On the day the Dow made history, Nvidia—the stock everyone was watching—contributed nothing. NVDA closed down 1.77% at $219.51 after reporting earnings, trading 203 million shares. Among the large-cap names tracked in our Longport snapshots, it was the only one to break 200 million shares in volume—maximum attention, downward price action. The market found nothing in the report to push the valuation higher. The stock lacks a catalyst around the $220 level for now. Other mega-caps went their own ways: Amazon gained 1.30%, Apple rose 0.91% leading the pack, while Microsoft slipped 0.25% and Google dipped 0.32%. XLK still managed a 0.82% gain overall. More precisely, Nvidia stalled alone—tech as a sector didn’t.
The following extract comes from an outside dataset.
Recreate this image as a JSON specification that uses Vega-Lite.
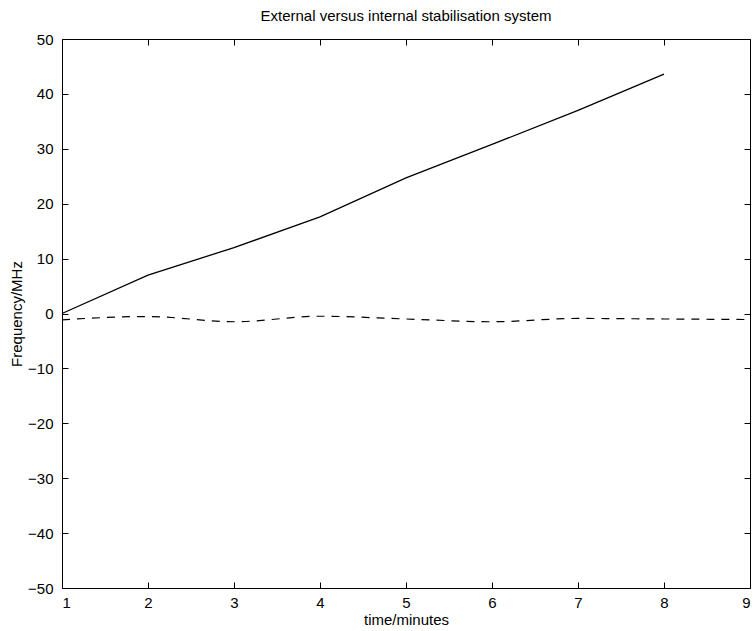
{
  "$schema": "https://vega.github.io/schema/vega-lite/v6.json",
  "width": 688,
  "height": 549,
  "autosize": {"type": "none"},
  "padding": {"left": 62, "top": 39, "right": 5, "bottom": 43},
  "background": "white",
  "title": {"text": "External versus internal stabilisation system", "font": "Liberation Sans", "fontSize": 15, "fontWeight": "normal", "color": "black", "offset": 8},
  "config": {
    "view": {"stroke": null},
    "axis": {"grid": false, "domainColor": "black", "tickColor": "black", "labelColor": "black", "titleColor": "black", "labelFont": "Liberation Sans", "titleFont": "Liberation Sans", "labelFontSize": 15, "titleFontSize": 15, "titleFontWeight": "normal", "tickSize": -6, "domainWidth": 1, "tickWidth": 1}
  },
  "datasets": {
    "ext": [
      {"t": 1, "f": 0.0}, {"t": 2, "f": 7.0}, {"t": 3, "f": 12.0}, {"t": 4, "f": 17.6},
      {"t": 5, "f": 24.7}, {"t": 6, "f": 30.8}, {"t": 7, "f": 37.0}, {"t": 8, "f": 43.6}
    ],
    "int": [
      {"t": 1, "f": -1.15}, {"t": 2, "f": -0.55}, {"t": 3, "f": -1.5}, {"t": 4, "f": -0.5},
      {"t": 5, "f": -1.0}, {"t": 6, "f": -1.5}, {"t": 7, "f": -0.9}, {"t": 8, "f": -1.0}, {"t": 9, "f": -1.1}
    ]
  },
  "layer": [
    {
      "data": {"name": "ext"},
      "mark": {"type": "line", "color": "black", "strokeWidth": 1.3, "interpolate": "linear"},
      "encoding": {
        "x": {"field": "t", "type": "quantitative", "scale": {"domain": [1, 9], "nice": false, "zero": false},
              "axis": {"title": "time/minutes", "orient": "bottom", "values": [1,2,3,4,5,6,7,8,9], "labelPadding": 13, "titlePadding": 2}},
        "y": {"field": "f", "type": "quantitative", "scale": {"domain": [-50, 50], "nice": false},
              "axis": {"title": "Frequency/MHz", "orient": "left", "values": [-50,-40,-30,-20,-10,0,10,20,30,40,50], "labelPadding": 15, "titlePadding": 3}}
      }
    },
    {
      "data": {"name": "int"},
      "mark": {"type": "line", "color": "black", "strokeWidth": 1.2, "strokeDash": [8, 7], "interpolate": "monotone"},
      "encoding": {
        "x": {"field": "t", "type": "quantitative",
              "axis": {"title": null, "orient": "top", "values": [1,2,3,4,5,6,7,8,9], "labels": false}},
        "y": {"field": "f", "type": "quantitative",
              "axis": {"title": null, "orient": "right", "values": [-50,-40,-30,-20,-10,0,10,20,30,40,50], "labels": false}}
      }
    }
  ],
  "resolve": {"axis": {"x": "independent", "y": "independent"}}
}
What actually set the tone was US-Iran negotiation expectations and oil prices. The market oscillated around developments in the talks. Falling oil prices eased energy supply concerns, giving the Dow room to push to a new high. But smart money isn’t betting on a near-term deal: Polymarket puts the probability of a permanent US-Iran peace agreement by end of May at just 18%, a deal by May 22 at a mere 3%, and the Strait of Hormuz returning to normal transit by month-end at only 6%. WTI at $97.75 is the market’s half-skeptical compromise price. If talks deteriorate this week, oil snaps right back.

Sector rotation reveals underlying disagreement. Energy fell 1.12%, the day’s worst performer, directly mirroring the oil pullback—clean logic. But utilities led with a 1.10% gain while consumer staples dropped 1.01% to the bottom—two defensive sectors moving in opposite directions. That tells you money isn’t simply hiding in safety or chasing risk. IWM’s 0.94% gain outpacing all three major indexes points to rising risk appetite, yet the divergence within defensives undercuts that read. Rotation hasn’t picked a clear direction. Don’t rush to conclude whether the broader market is set to keep climbing or about to roll over.

Two after-hours threads. IMAX is reportedly exploring a sale and has held preliminary talks with multiple entertainment companies, per the Wall Street Journal. The stock jumped 14.34% after hours. Index futures continued drifting higher post-close—Dow futures up 0.61%, Russell 2000 futures up 0.86%—extending the session’s small-cap-over-large-cap tone.

Looking ahead, two dates matter. Friday at 11 AM Eastern, Trump presides over the swearing-in of new Fed Chair Warsh. Warsh’s first public remarks will do more to set the tone for this year’s rate path than any old minutes release. Polymarket prices the probability of a one-shot 50+ bps hike at the June meeting at 0%—the market isn’t betting on anything that aggressive. If Warsh signals otherwise, the 10-year at 4.59% will be the first thing to move. US-Iran talks remain the master switch for oil. If negotiations deteriorate this week and WTI retests its round-number level, energy stocks and inflation expectations will come back together, and today’s new high—built on the back of an oil pullback—will need to be reassessed.